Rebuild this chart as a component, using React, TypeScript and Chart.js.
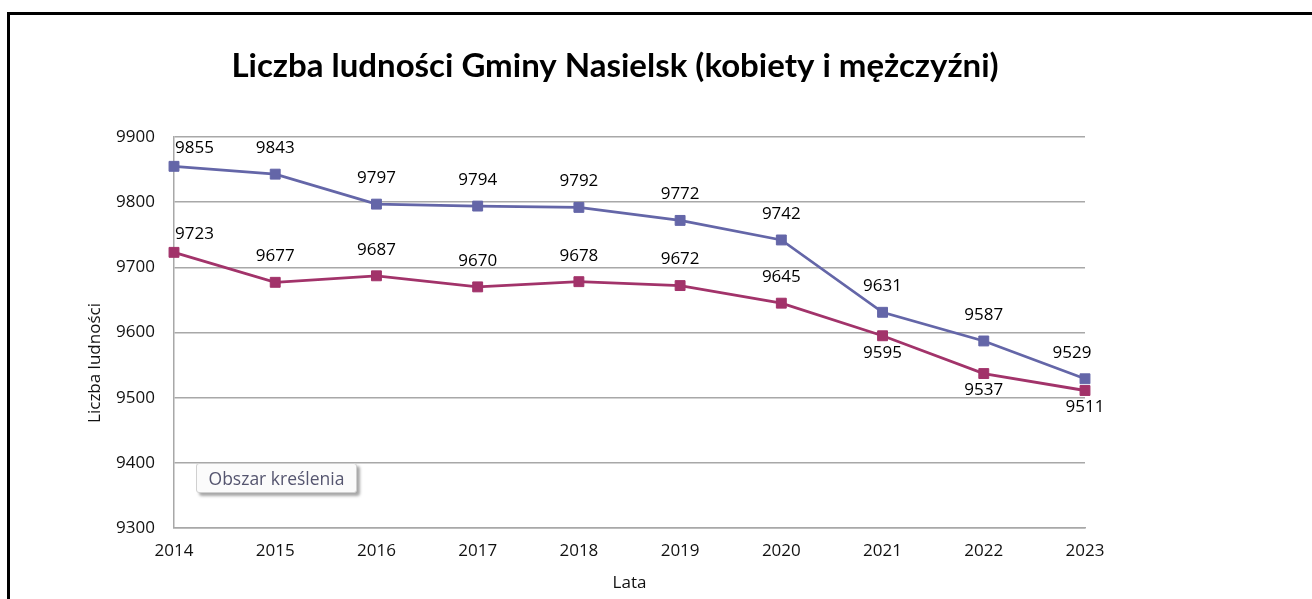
import React, { useEffect, useRef } from "react";
import { Chart, registerables } from "chart.js";

Chart.register(...registerables);

const titleText = "Liczba ludności Gminy Nasielsk (kobiety i mężczyźni)";
const yTitle = "Liczba ludności";
const xTitle = "Lata";
const years = ["2014", "2015", "2016", "2017", "2018", "2019", "2020", "2021", "2022", "2023"];
const seriesA = [9855, 9843, 9797, 9794, 9792, 9772, 9742, 9631, 9587, 9529];
const seriesB = [9723, 9677, 9687, 9670, 9678, 9672, 9645, 9595, 9537, 9511];
const yMin = 9300;
const yMax = 9900;
const yStep = 100;
const placementA = ["above", "above", "above", "above", "above", "above", "above", "above", "above", "above"];
const placementB = ["above", "above", "above", "above", "above", "above", "above", "below", "below", "below"];
const placements = [placementA, placementB];

const FONT = '"Open Sans", "Noto Sans", sans-serif';
const TEXT = "#111";

const textPlugin = {
  id: "customTexts",
  afterDraw(chart: any) {
    const ctx = chart.ctx;
    ctx.save();
    ctx.fillStyle = "#000";
    ctx.textAlign = "center";
    ctx.textBaseline = "middle";
    ctx.font = `bold 33px Lato, ${FONT}`;
    ctx.fillText(titleText, 615, 66);
    ctx.font = `17px ${FONT}`;
    ctx.fillStyle = TEXT;
    ctx.translate(95, 363);
    ctx.rotate(-Math.PI / 2);
    ctx.fillText(yTitle, 0, 0);
    ctx.restore();
  },
};

const labelPlugin = {
  id: "pointLabels",
  afterDatasetsDraw(chart: any) {
    const ctx = chart.ctx;
    ctx.save();
    ctx.font = `17px ${FONT}`;
    ctx.fillStyle = "#000";
    ctx.textBaseline = "middle";
    chart.data.datasets.forEach((ds: any, di: number) => {
      const meta = chart.getDatasetMeta(di);
      const place = placements[di];
      const last = meta.data.length - 1;
      meta.data.forEach((pt: any, i: number) => {
        let x = pt.x;
        let y = pt.y;
        ctx.textAlign = "center";
        if (i === 0) {
          ctx.textAlign = "left";
          x += 1;
          y -= 18;
        } else if (place[i] === "above") {
          y -= 26;
          if (i === last) x -= 13;
        } else {
          y += 17;
        }
        ctx.fillText(String(ds.data[i]), x, y);
      });
    });
    ctx.restore();
  },
};

export default function App() {
  const ref = useRef<HTMLCanvasElement | null>(null);
  useEffect(() => {
    document.body.style.margin = "0";
    const canvas = ref.current;
    if (!canvas) return;
    const chart = new Chart(canvas, {
      type: "line",
      data: {
        labels: years,
        datasets: [
          {
            label: "Kobiety",
            data: seriesA,
            borderColor: "#6466a8",
            backgroundColor: "#6466a8",
            borderWidth: 2.8,
            pointStyle: "rect",
            pointRadius: 7,
            pointBorderWidth: 1,
            pointBorderColor: "#6466a8",
            pointBackgroundColor: "#6466a8",
            tension: 0,
          },
          {
            label: "Mężczyźni",
            data: seriesB,
            borderColor: "#a2336a",
            backgroundColor: "#a2336a",
            borderWidth: 2.8,
            pointStyle: "rect",
            pointRadius: 7,
            pointBorderWidth: 1,
            pointBorderColor: "#a2336a",
            pointBackgroundColor: "#a2336a",
            tension: 0,
          },
        ],
      },
      options: {
        animation: false,
        responsive: false,
        maintainAspectRatio: false,
        layout: { padding: { left: 85, right: 227, top: 137, bottom: 6 } },
        plugins: {
          legend: { display: false },
          title: { display: false },
          tooltip: { enabled: false },
        },
        events: [],
        scales: {
          x: {
            type: "category",
            offset: false,
            grid: { display: false, drawTicks: false },
            border: { display: true, color: "#a8a8a8", width: 1.5 },
            ticks: {
              color: TEXT,
              font: { family: FONT, size: 17 },
              padding: 13,
              maxRotation: 0,
              autoSkip: false,
            },
            title: {
              display: true,
              text: xTitle,
              color: TEXT,
              font: { family: FONT, size: 17 },
              padding: 0,
            },
            afterFit: (s: any) => {
              s.height = 65;
            },
          },
          y: {
            min: yMin,
            max: yMax,
            grid: { color: "#a8a8a8", lineWidth: 1.5, drawTicks: false },
            border: { display: true, color: "#a8a8a8", width: 1.5 },
            ticks: {
              stepSize: yStep,
              color: TEXT,
              font: { family: FONT, size: 17 },
              padding: 19,
              callback: (v: any) => String(v),
            },
            afterFit: (s: any) => {
              s.width = 89;
            },
          },
        },
      },
      plugins: [labelPlugin, textPlugin],
    } as any);
    return () => chart.destroy();
  }, []);

  return (
    <div style={{ position: "relative", width: 1312, height: 599, background: "#fff", overflow: "hidden" }}>
      <canvas ref={ref} width={1312} height={599} style={{ position: "absolute", left: 0, top: 0 }} />
      <div
        style={{
          position: "absolute",
          left: 7,
          top: 12,
          width: 1400,
          height: 700,
          borderTop: "3px solid #000",
          borderLeft: "3px solid #000",
          pointerEvents: "none",
        }}
      />
      <div
        style={{
          position: "absolute",
          left: 196,
          top: 463,
          width: 159,
          height: 28,
          background: "#fbfbfb",
          border: "1px solid #d0d0d0",
          borderRadius: 3,
          boxShadow: "3px 3px 3px rgba(0,0,0,0.35)",
          color: "#55556f",
          fontFamily: FONT,
          fontSize: 17.5,
          lineHeight: "28px",
          textAlign: "center",
          whiteSpace: "nowrap",
        }}
      >
        Obszar kreślenia
      </div>
    </div>
  );
}
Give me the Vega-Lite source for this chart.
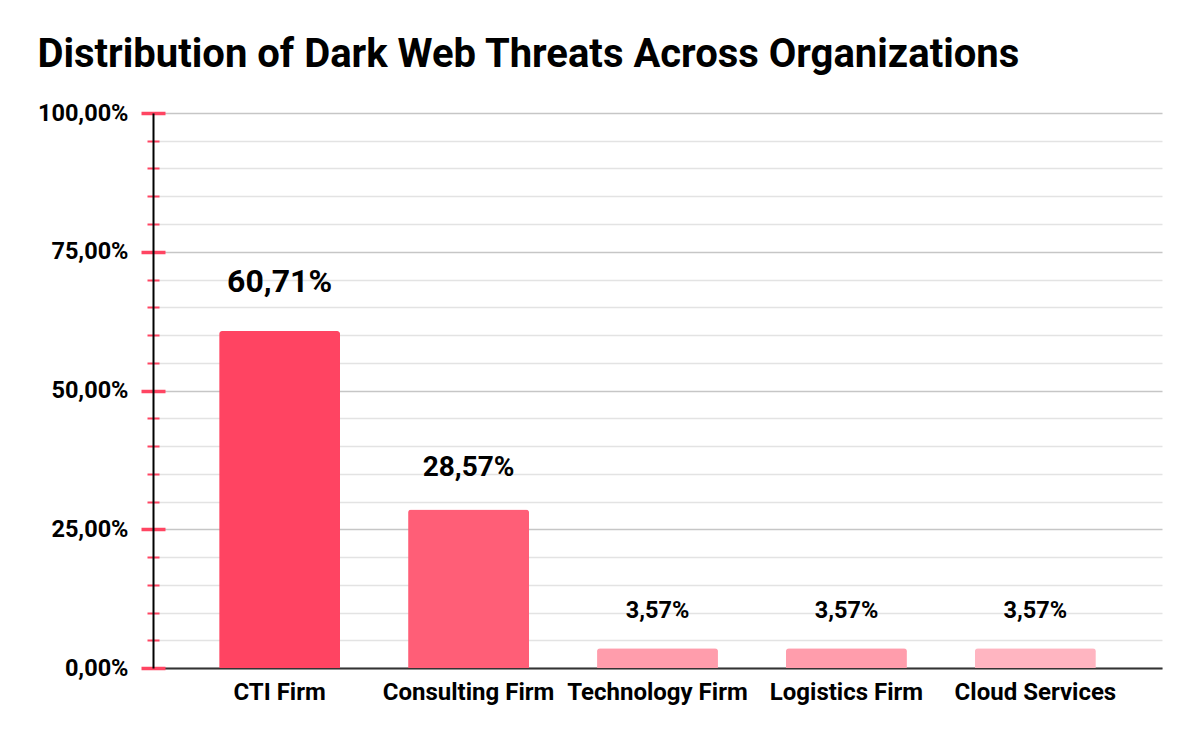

--------

#### [Exercise prompt]
Take the records above and transcribe them exactly, dropping every picture.

#### [Result]
Rebuild this chart as a component, using React, TypeScript and Chart.js.
import React, { useEffect, useRef } from "react";
import { Chart, registerables } from "chart.js";

Chart.register(...registerables);

const titleText = "Liczba ludności Gminy Nasielsk (kobiety i mężczyźni)";
const yTitle = "Liczba ludności";
const xTitle = "Lata";
const years = ["2014", "2015", "2016", "2017", "2018", "2019", "2020", "2021", "2022", "2023"];
const seriesA = [9855, 9843, 9797, 9794, 9792, 9772, 9742, 9631, 9587, 9529];
const seriesB = [9723, 9677, 9687, 9670, 9678, 9672, 9645, 9595, 9537, 9511];
const yMin = 9300;
const yMax = 9900;
const yStep = 100;
const placementA = ["above", "above", "above", "above", "above", "above", "above", "above", "above", "above"];
const placementB = ["above", "above", "above", "above", "above", "above", "above", "below", "below", "below"];
const placements = [placementA, placementB];

const FONT = '"Open Sans", "Noto Sans", sans-serif';
const TEXT = "#111";

const textPlugin = {
  id: "customTexts",
  afterDraw(chart: any) {
    const ctx = chart.ctx;
    ctx.save();
    ctx.fillStyle = "#000";
    ctx.textAlign = "center";
    ctx.textBaseline = "middle";
    ctx.font = `bold 33px Lato, ${FONT}`;
    ctx.fillText(titleText, 615, 66);
    ctx.font = `17px ${FONT}`;
    ctx.fillStyle = TEXT;
    ctx.translate(95, 363);
    ctx.rotate(-Math.PI / 2);
    ctx.fillText(yTitle, 0, 0);
    ctx.restore();
  },
};

const labelPlugin = {
  id: "pointLabels",
  afterDatasetsDraw(chart: any) {
    const ctx = chart.ctx;
    ctx.save();
    ctx.font = `17px ${FONT}`;
    ctx.fillStyle = "#000";
    ctx.textBaseline = "middle";
    chart.data.datasets.forEach((ds: any, di: number) => {
      const meta = chart.getDatasetMeta(di);
      const place = placements[di];
      const last = meta.data.length - 1;
      meta.data.forEach((pt: any, i: number) => {
        let x = pt.x;
        let y = pt.y;
        ctx.textAlign = "center";
        if (i === 0) {
          ctx.textAlign = "left";
          x += 1;
          y -= 18;
        } else if (place[i] === "above") {
          y -= 26;
          if (i === last) x -= 13;
        } else {
          y += 17;
        }
        ctx.fillText(String(ds.data[i]), x, y);
      });
    });
    ctx.restore();
  },
};

export default function App() {
  const ref = useRef<HTMLCanvasElement | null>(null);
  useEffect(() => {
    document.body.style.margin = "0";
    const canvas = ref.current;
    if (!canvas) return;
    const chart = new Chart(canvas, {
      type: "line",
      data: {
        labels: years,
        datasets: [
          {
            label: "Kobiety",
            data: seriesA,
            borderColor: "#6466a8",
            backgroundColor: "#6466a8",
            borderWidth: 2.8,
            pointStyle: "rect",
            pointRadius: 7,
            pointBorderWidth: 1,
            pointBorderColor: "#6466a8",
            pointBackgroundColor: "#6466a8",
            tension: 0,
          },
          {
            label: "Mężczyźni",
            data: seriesB,
            borderColor: "#a2336a",
            backgroundColor: "#a2336a",
            borderWidth: 2.8,
            pointStyle: "rect",
            pointRadius: 7,
            pointBorderWidth: 1,
            pointBorderColor: "#a2336a",
            pointBackgroundColor: "#a2336a",
            tension: 0,
          },
        ],
      },
      options: {
        animation: false,
        responsive: false,
        maintainAspectRatio: false,
        layout: { padding: { left: 85, right: 227, top: 137, bottom: 6 } },
        plugins: {
          legend: { display: false },
          title: { display: false },
          tooltip: { enabled: false },
        },
        events: [],
        scales: {
          x: {
            type: "category",
            offset: false,
            grid: { display: false, drawTicks: false },
            border: { display: true, color: "#a8a8a8", width: 1.5 },
            ticks: {
              color: TEXT,
              font: { family: FONT, size: 17 },
              padding: 13,
              maxRotation: 0,
              autoSkip: false,
            },
            title: {
              display: true,
              text: xTitle,
              color: TEXT,
              font: { family: FONT, size: 17 },
              padding: 0,
            },
            afterFit: (s: any) => {
              s.height = 65;
            },
          },
          y: {
            min: yMin,
            max: yMax,
            grid: { color: "#a8a8a8", lineWidth: 1.5, drawTicks: false },
            border: { display: true, color: "#a8a8a8", width: 1.5 },
            ticks: {
              stepSize: yStep,
              color: TEXT,
              font: { family: FONT, size: 17 },
              padding: 19,
              callback: (v: any) => String(v),
            },
            afterFit: (s: any) => {
              s.width = 89;
            },
          },
        },
      },
      plugins: [labelPlugin, textPlugin],
    } as any);
    return () => chart.destroy();
  }, []);

  return (
    <div style={{ position: "relative", width: 1312, height: 599, background: "#fff", overflow: "hidden" }}>
      <canvas ref={ref} width={1312} height={599} style={{ position: "absolute", left: 0, top: 0 }} />
      <div
        style={{
          position: "absolute",
          left: 7,
          top: 12,
          width: 1400,
          height: 700,
          borderTop: "3px solid #000",
          borderLeft: "3px solid #000",
          pointerEvents: "none",
        }}
      />
      <div
        style={{
          position: "absolute",
          left: 196,
          top: 463,
          width: 159,
          height: 28,
          background: "#fbfbfb",
          border: "1px solid #d0d0d0",
          borderRadius: 3,
          boxShadow: "3px 3px 3px rgba(0,0,0,0.35)",
          color: "#55556f",
          fontFamily: FONT,
          fontSize: 17.5,
          lineHeight: "28px",
          textAlign: "center",
          whiteSpace: "nowrap",
        }}
      >
        Obszar kreślenia
      </div>
    </div>
  );
}
Give me the Vega-Lite source for this chart.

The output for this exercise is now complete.